Since this album was released, Xerxes has begun to receive attention from some record labels and has released a couple of tracks on various artist compilations which can be purchased from the iTunes store and elsewhere. This album, however, is absolutely free from the Xerxes's webpage, which features a large selection of excellent tracks available for free download.

Well, that's it for my all time favorite netlabel releases. I hope you've found this list informative and have maybe been introduced to some great music you didn't know about before. I would also like, at some point, to do a list of my favorite netlabel compilations but I don't know when I'll get to that.

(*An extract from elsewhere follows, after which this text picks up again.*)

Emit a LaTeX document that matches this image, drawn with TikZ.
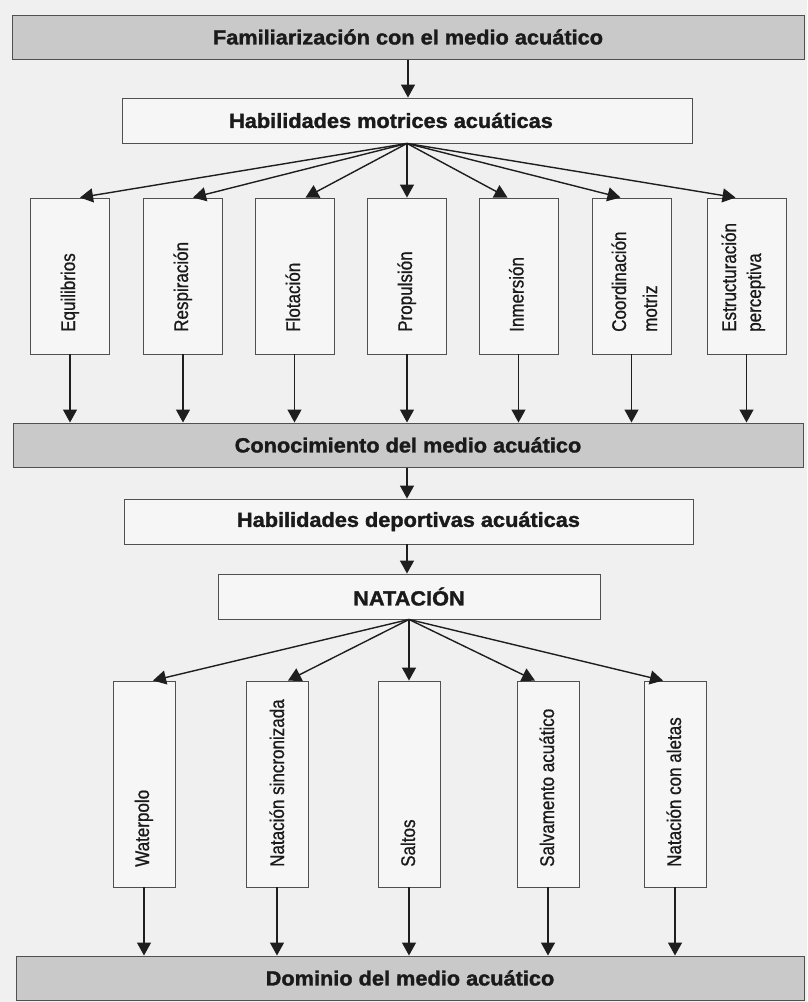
\documentclass[tikz,border=0pt]{standalone}
\usepackage{fontspec}
\setmainfont{Liberation Sans}
\newfontfamily\headfont[FakeStretch=1.06,FakeBold=1.5]{Liberation Sans}
\newfontfamily\labfont[FakeStretch=0.86,FakeBold=0.8]{Liberation Sans}
\usetikzlibrary{arrows.meta}
\definecolor{bgc}{HTML}{F0F0F0}
\definecolor{boxc}{HTML}{F6F6F6}
\definecolor{barc}{HTML}{C9C9C9}
\definecolor{bordc}{HTML}{505050}
\definecolor{arrc}{HTML}{1E1E1E}
\definecolor{txtc}{HTML}{1A1A1A}
\tikzset{
  bar/.style={draw=bordc, fill=barc, line width=1pt, minimum height=44pt, inner sep=0pt,
    text=txtc, font=\headfont\bfseries\fontsize{20.5}{24}\selectfont},
  hbox/.style={draw=bordc, fill=boxc, line width=0.9pt, minimum height=45pt, inner sep=0pt,
    text=txtc, font=\headfont\bfseries\fontsize{20.5}{24}\selectfont},
  vbox/.style={draw=bordc, fill=boxc, line width=0.9pt, inner sep=0pt},
  vboxA/.style={vbox, minimum width=79pt, minimum height=156pt},
  vboxB/.style={vbox, minimum width=62pt, minimum height=206pt},
  vlab/.style={rotate=90, anchor=base west, inner sep=0pt, text=txtc,
    font=\labfont\fontsize{19.8}{22}\selectfont},
  arr/.style={draw=arrc, line width=1.4pt, -{Triangle[length=13pt,width=14pt]}},
}
\begin{document}
\begin{tikzpicture}[x=1pt,y=-1pt]
\fill[bgc] (0,0) rectangle (807,1002);
\useasboundingbox (0,0) rectangle (807,1002);

% bars and horizontal boxes
\node[bar, minimum width=792pt] (fam) at (408,37) {Familiarización con el medio acuático};
\node[hbox, minimum width=570pt] (hm) at (407,120.5) {\hspace*{-32pt}Habilidades motrices acuáticas};
\node[bar, minimum width=790pt] (con) at (408,445) {Conocimiento del medio acuático};
\node[hbox, minimum width=569pt] (hd) at (408.5,521.5) {Habilidades deportivas acuáticas};
\node[hbox, minimum width=382pt] (nat) at (409,596.5) {NATACIÓN};
\node[bar, minimum width=788pt] (dom) at (410,978) {Dominio del medio acuático};

% seven vertical boxes
\node[vboxA] (eq) at (70,276) {};
\node[vboxA] (re) at (183,276) {};
\node[vboxA] (fl) at (294.5,276) {};
\node[vboxA] (pr) at (407,276) {};
\node[vboxA] (in) at (518.5,276) {};
\node[vboxA] (co) at (631.5,276) {};
\node[vboxA] (es) at (746.5,276) {};

\node[vlab] (teq) at (75,332) {Equilibrios};
\node[vlab] (tre) at (188,332) {Respiración};
\node[vlab] (tfl) at (300,332) {Flotación};
\node[vlab] (tpr) at (412,332) {Propulsión};
\node[vlab] (tin) at (523.5,332) {Inmersión};
\node[vlab] (tco1) at (626,332) {Coordinación};
\node[vlab] (tco2) at (657,332) {motriz};
\node[vlab] (tes1) at (736,332) {Estructuración};
\node[vlab] (tes2) at (761,332) {perceptiva};

% five vertical boxes
\node[vboxB] (wp) at (144,784) {};
\node[vboxB] (ns) at (277,784) {};
\node[vboxB] (sa) at (409,784) {};
\node[vboxB] (sv) at (548,784) {};
\node[vboxB] (na) at (675,784) {};

\node[vlab] (twp) at (149,867) {Waterpolo};
\node[vlab] (tns) at (284,867) {Natación sincronizada};
\node[vlab] (tsa) at (415,867) {Saltos};
\node[vlab] (tsv) at (554,867) {Salvamento acuático};
\node[vlab] (tna) at (681,867) {Natación con aletas};

% connectors
\draw[arr] (fam.south) -- (hm.north -| fam.south);
\draw[arr] (hm.south) -- ([xshift=10pt]eq.north);
\draw[arr] (hm.south) -- ([xshift=10pt]re.north);
\draw[arr] (hm.south) -- ([xshift=11pt]fl.north);
\draw[arr] (hm.south) -- (pr.north);
\draw[arr] (hm.south) -- ([xshift=-11pt]in.north);
\draw[arr] (hm.south) -- ([xshift=-11pt]co.north);
\draw[arr] (hm.south) -- ([xshift=-11pt]es.north);

\foreach \b in {eq,re,fl,pr,in,co,es}
  \draw[arr] (\b.south) -- (\b.south |- con.north);

\draw[arr] (con.south -| hm.south) -- (hd.north -| hm.south);
\draw[arr] (hd.south -| hm.south) -- (nat.north -| hm.south);

\draw[arr] (nat.south) -- ([xshift=9pt]wp.north);
\draw[arr] (nat.south) -- ([xshift=11pt]ns.north);
\draw[arr] (nat.south) -- (sa.north);
\draw[arr] (nat.south) -- ([xshift=-13pt]sv.north);
\draw[arr] (nat.south) -- ([xshift=-12pt]na.north);

\foreach \b in {wp,ns,sa,sv,na}
  \draw[arr] (\b.south) -- (\b.south |- dom.north);
\end{tikzpicture}
\end{document}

I'll also try, when I have the time and energy (my constant mantra) to post on other music I find interesting and worthwhile, and to inform readers about good deals and cool finds that I make. Peace.

4 comments:

Dad said...

hey, Gordon.
Thanks for the comments on my "Skies of Error" release. It's a very nice review. I posted it on my site.
www.colineveringham.com

-Colin. :)

Gordon Hackman said...

Hey Colin,

Just now noticing your comment for the first time. Thanks so much for stopping by and commenting. Glad you liked the review. Thanks for making your excellent music available for such an affordable price. Are you working on anything else for release?

Peace,
Gordon

Dad said...

Yeah, i know its been a while since my last release, but its been seriously hectic around here.
I'm slowly rebuilding my music room, and will be able to dive into something new very soon. i have some ideas that will be quite different than last release.
I'll keep my site updated with any news to talk about.

cheers,
-Colin

Gordon Hackman said...

Thanks for the update. I definitely understand being busy, as that frequently seems to be my life lately too. I feel pressured to post new things here, but I'm tired and short on time lately.

Anyway, I'll be watching for whatever you do next and am intrigued by the thought of something different.